Note in particular that <settingsDir> points to a directory containing a complete set of bitrepository.org RepositorySettings and ReferenceSettings. The specified keyfile lies inside this directory. The RepositorySettings must grant relevant permissions to the NetarchiveSuite application based on the provided key. For HarvestController applications, these are PutFile permissions to enable upload. For the NetarchiveSuite GUIApplication these are GetFileIDs and GetFile permissions. Other applications do not require any bitrepository permissions.

It would be entirely possible to configure a functioning installation of NetarchiveSuite with Bitrepository integration and without the access and processing components described below. Such an installation would still enable scheduling and management of harvesting, together with the enhanced bitpreservation capabalities of bitrepository.org software, but without the QA, indexing, and batch functionality of the complete NetarchiveSuite. Deduplication of harvest jobs would also not be possible and would need to be disabled by setting of the appropriate configuration parameter in the settings for the IndexServer application.

Access Configuration

BitmagArcRepositoryClient uses a special client interface called WarcRecordClient to retrieve individual warc records from the archive via https with client key authentication. The basic idea is that a web-service (WarcRecordService) will return a (w)arc record from a file with a given offset by specifying the filename in the request path and the offset using the http one-sided range header:

connection.addRequestProperty("Range", "bytes=" + offset + "-");

Note that the semantics define that the service return a single warcrecord starting at this offset. There is python-cgi implementation (suitable for any .gz file) available at https://github.com/netarchivesuite/netarchivesuite-docker-compose/tree/hadoop/wrs.
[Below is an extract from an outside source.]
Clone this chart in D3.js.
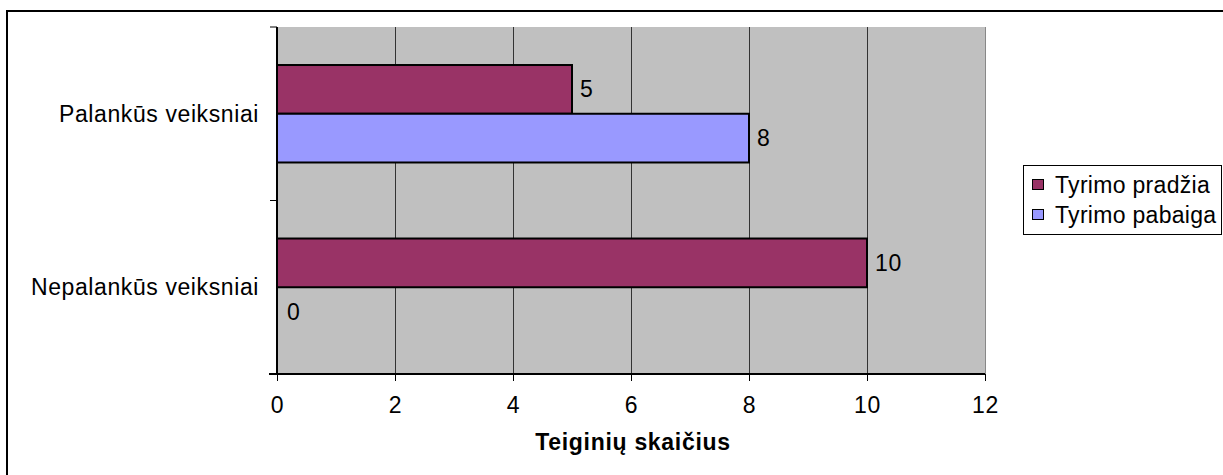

In order to make this function one extra component is required - a FileResolverService which translates a given warc-filename to an absolute path where the file can be found. NetarchiveSuite defines a FileResolver interface and a corresponding REST implementation. WarcRecordClient and FileResolver are configure in the following settings block:

            <warcRecordService>
                <baseUrl>https://myserver/cgi-bin/warcrecordservice.cgi/</baseUrl>
            </warcRecordService>
            <fileResolver>
                <class>dk.netarkivet.common.utils.service.FileResolverRESTClient</class>
                <!--to https -->
                <baseUrl>https://myserver/cgi-bin/fileresolver.cgi/</baseUrl>
                <keyfile>...somepathto... /https_key.pem</keyfile>
            </fileResolver>

We use the same https keyfile for both services.

A simple FileResolverService can be built using a cgi-script sitting on top of the standard liunx tools updatedb and locate. See https://github.com/netarchivesuite/netarchivesuite-docker-compose/tree/hadoop/fileresolver and https://github.com/netarchivesuite/netarchivesuite-docker-compose/tree/hadoop/fileresolverdb

Hadoop Configuration

The use of hadoop for mass-processing is somewhat complicated by the fact that we do not consider hdfs to be a suitable filesystem for long term preservation. Existing bitrepository.org filepillar software assumes that the storage is a standard POSIX filesystem. To enable mass-processing under hadoop we therefore expose the filesystem by nfs on all hadoop nodes and with the same mountpoint name. This the path to any file is the same everywhere in hadoop (and also on the bitrepository filepillar used for processing and that on which the WarcRecordService runs. All our hadoop jobs (replacing the old batch jobs) therefore take an input file consisting of a single hdfs file containing a list of paths to warcfiles (on the non-hdfs filesystem) to be processed.